И последнее. С одной стороны, мы говорим, что Церковь свята и непогрешима, что она есть истинное Тело Христово. Но с другой стороны, мы видим в Церкви раздоры и грехи и признаем, что в земной перспективе Церковь еще находится только в становлении. Как субъект человеческой истории Церковь еще в состоянии внутренней борьбы. Пшеница и плевелы произрастают пока еще на одном поле. Даже в подлинных чадах Церкви, пока они еще в этом падшем мире, еще сохраняется некоторая раздвоенность между новым и ветхим, между святостью и грехом, между Церковью и миром. Еще раз повторим, Церковь на земле живет в состоянии напряжения: с одной стороны, она уже есть Тело Христово и, таким образом, совершенна и безгрешна; но с другой стороны, поскольку ее члены, увы, несовершенны и грешны, она вынуждена непрестанно вновь становиться тем, что она есть.

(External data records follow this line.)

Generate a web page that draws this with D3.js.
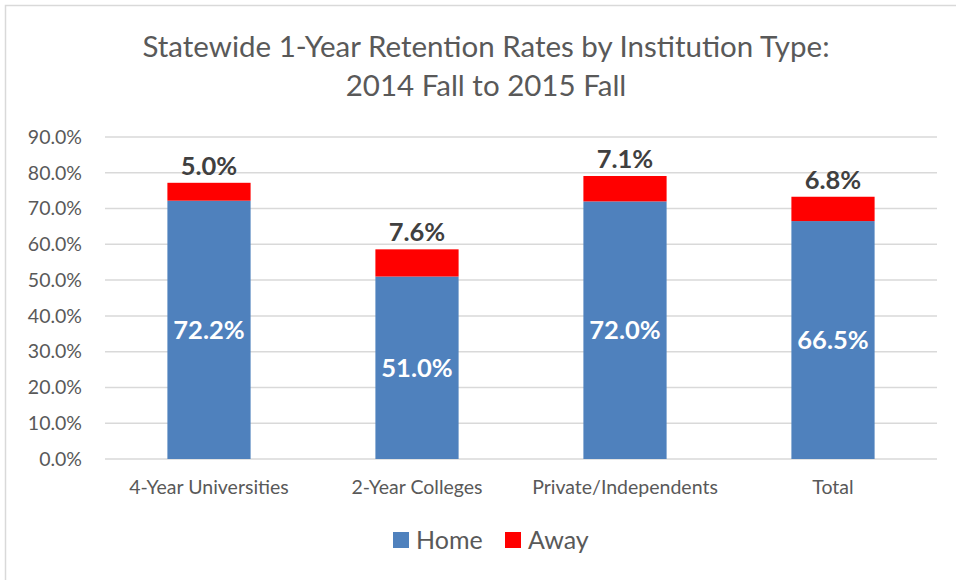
<!DOCTYPE html>
<html lang="en">
<head>
<meta charset="utf-8">
<title>Statewide Retention</title>
<script src="https://cdn.jsdelivr.net/npm/d3@7"></script>
<style>
  body { margin: 0; background: #fff; }
  text { font-family: Lato, "Open Sans", sans-serif; }
</style>
</head>
<body>
<script>
// data
var categories = ["4-Year Universities", "2-Year Colleges", "Private/Independents", "Total"];
var home = [72.2, 51.0, 72.0, 66.5];
var away = [5.0, 7.6, 7.1, 6.8];
var yTicks = [0, 10, 20, 30, 40, 50, 60, 70, 80, 90];
var titleLines = ["Statewide 1-Year Retention Rates by Institution Type:", "2014 Fall to 2015 Fall"];
var seriesNames = ["Home", "Away"];
var colors = ["#4f81bd", "#ff0000"];

var W = 956, H = 580;
// plot area edges (top is a reserved global in browsers, so name them differently)
var plotLeft = 105, plotRight = 937, plotTop = 137, plotBottom = 459;

var svg = d3.select("body").append("svg").attr("width", W).attr("height", H);

// outer chart border (only top and left visible in the crop)
svg.append("rect").attr("x", 5.5).attr("y", 5.5).attr("width", W + 10).attr("height", H + 10)
  .attr("fill", "none").attr("stroke", "#d9d9d9").attr("stroke-width", 1.5);

// title
svg.selectAll("text.title").data(titleLines).enter().append("text")
  .attr("class", "title")
  .attr("x", 486)
  .attr("y", function(d, i) { return 57 + i * 39; })
  .attr("text-anchor", "middle")
  .attr("font-size", 29.5)
  .attr("fill", "#595959")
  .text(function(d) { return d; });

var x = d3.scaleBand().domain(categories).range([plotLeft, plotRight]).paddingInner(0.6).paddingOuter(0.3);
var y = d3.scaleLinear().domain([0, 90]).range([plotBottom, plotTop]);

// gridlines
svg.selectAll("line.grid").data(yTicks).enter().append("line")
  .attr("x1", plotLeft).attr("x2", plotRight)
  .attr("y1", function(d) { return y(d); }).attr("y2", function(d) { return y(d); })
  .attr("stroke", "#d9d9d9").attr("stroke-width", 1.5);

// y axis labels
var yAxis = d3.axisLeft(y).tickValues(yTicks).tickSize(0).tickPadding(0)
  .tickFormat(function(d) { return d.toFixed(1) + "%"; });
var ya = svg.append("g").attr("transform", "translate(82,0)").call(yAxis);
ya.select(".domain").remove();
ya.selectAll("text").attr("font-size", 19.5).attr("fill", "#595959")
  .style("font-family", "Lato, 'Open Sans', sans-serif");

// x axis labels
var xAxis = d3.axisBottom(x).tickSize(0).tickPadding(0);
var xa = svg.append("g").attr("transform", "translate(0,480)").call(xAxis);
xa.select(".domain").remove();
xa.selectAll("text").attr("font-size", 19.5).attr("fill", "#595959")
  .style("font-family", "Lato, 'Open Sans', sans-serif");

// stacked bars
var rows = categories.map(function(c, i) { return { cat: c, home: home[i], away: away[i] }; });
var stacked = d3.stack().keys(["home", "away"])(rows);

svg.selectAll("g.series").data(stacked).enter().append("g")
  .attr("fill", function(d, i) { return colors[i]; })
  .selectAll("rect").data(function(d) { return d; }).enter().append("rect")
  .attr("x", function(d) { return x(d.data.cat); })
  .attr("width", x.bandwidth())
  .attr("y", function(d) { return y(d[1]); })
  .attr("height", function(d) { return y(d[0]) - y(d[1]); });

// home labels (centered, white)
svg.selectAll("text.home").data(rows).enter().append("text")
  .attr("x", function(d) { return x(d.cat) + x.bandwidth() / 2; })
  .attr("y", function(d) { return y(d.home / 2) + 9; })
  .attr("text-anchor", "middle")
  .attr("font-size", 25.5).attr("font-weight", "bold").attr("fill", "#fff")
  .text(function(d) { return d.home.toFixed(1) + "%"; });

// away labels (above bar)
svg.selectAll("text.away").data(rows).enter().append("text")
  .attr("x", function(d) { return x(d.cat) + x.bandwidth() / 2; })
  .attr("y", function(d) { return y(d.home + d.away) - 8; })
  .attr("text-anchor", "middle")
  .attr("font-size", 25.5).attr("font-weight", "bold").attr("fill", "#404040")
  .text(function(d) { return d.away.toFixed(1) + "%"; });

// legend
var legendX = [393, 505];
var lg = svg.selectAll("g.legend").data(seriesNames).enter().append("g")
  .attr("transform", function(d, i) { return "translate(" + legendX[i] + ",532)"; });
lg.append("rect").attr("width", 16).attr("height", 16)
  .attr("fill", function(d, i) { return colors[i]; });
lg.append("text").attr("x", 23).attr("y", 17)
  .attr("font-size", 25).attr("fill", "#595959")
  .text(function(d) { return d; });
</script>
</body>
</html>
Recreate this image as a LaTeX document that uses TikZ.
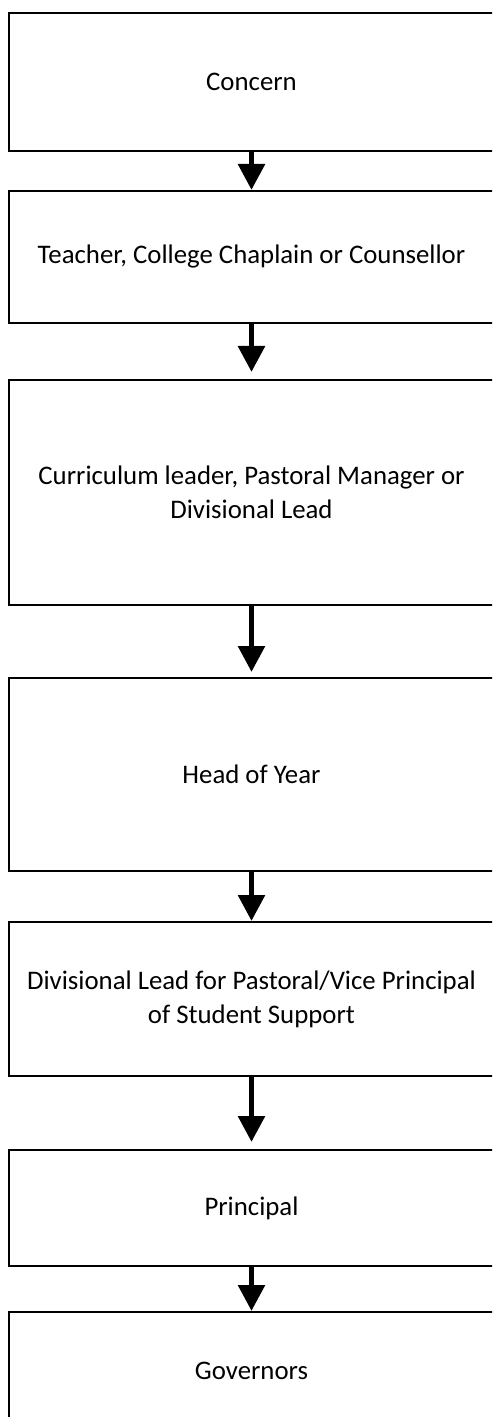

И уловить грань между подлинно церковным, то есть богочеловечным и действительно относящимся к Телу Самого Христа, с одной стороны, и псевдоцерковным, то есть тем человеческим, несовершенным, что только рядится в церковные одежды (будь то высказываемые от имени Церкви ошибочные мнения, ложные обычаи, злоупотребления), уловить эту грань не всегда просто, грань эта открывается по мере чистоты ума, т. е. опять-таки по мере святости.

Однако человеческий грех не в состоянии запятнать Тело Христово. Мы не вправе сказать, что, поскольку христиане на земле грешны и несовершенны, значит, Церковь тоже грешна и несовершенна. В строгом смысле вопрос следует ставить иначе – о принадлежности грешника к Церкви. С православной точки зрения, всякий грех есть в той или иной мере выпадение из безгрешного Христова Тела. Поэтому само членство в Церкви – это не просто статичная данность. Участие в жизни Церкви – реальность динамическая. Через грех мы отпадаем от Церкви, через покаяние, делание заповедей и участие в таинствах вновь соединяемся с ней. То есть грех остается нашим, человеческим, а святость – церковной, богочеловеческой. Святость есть Божий дар, который не усваивается автоматически, но стяжается через аскетический подвиг. “Царство Небесное силою берется, и употребляющие усилие восхищают его”.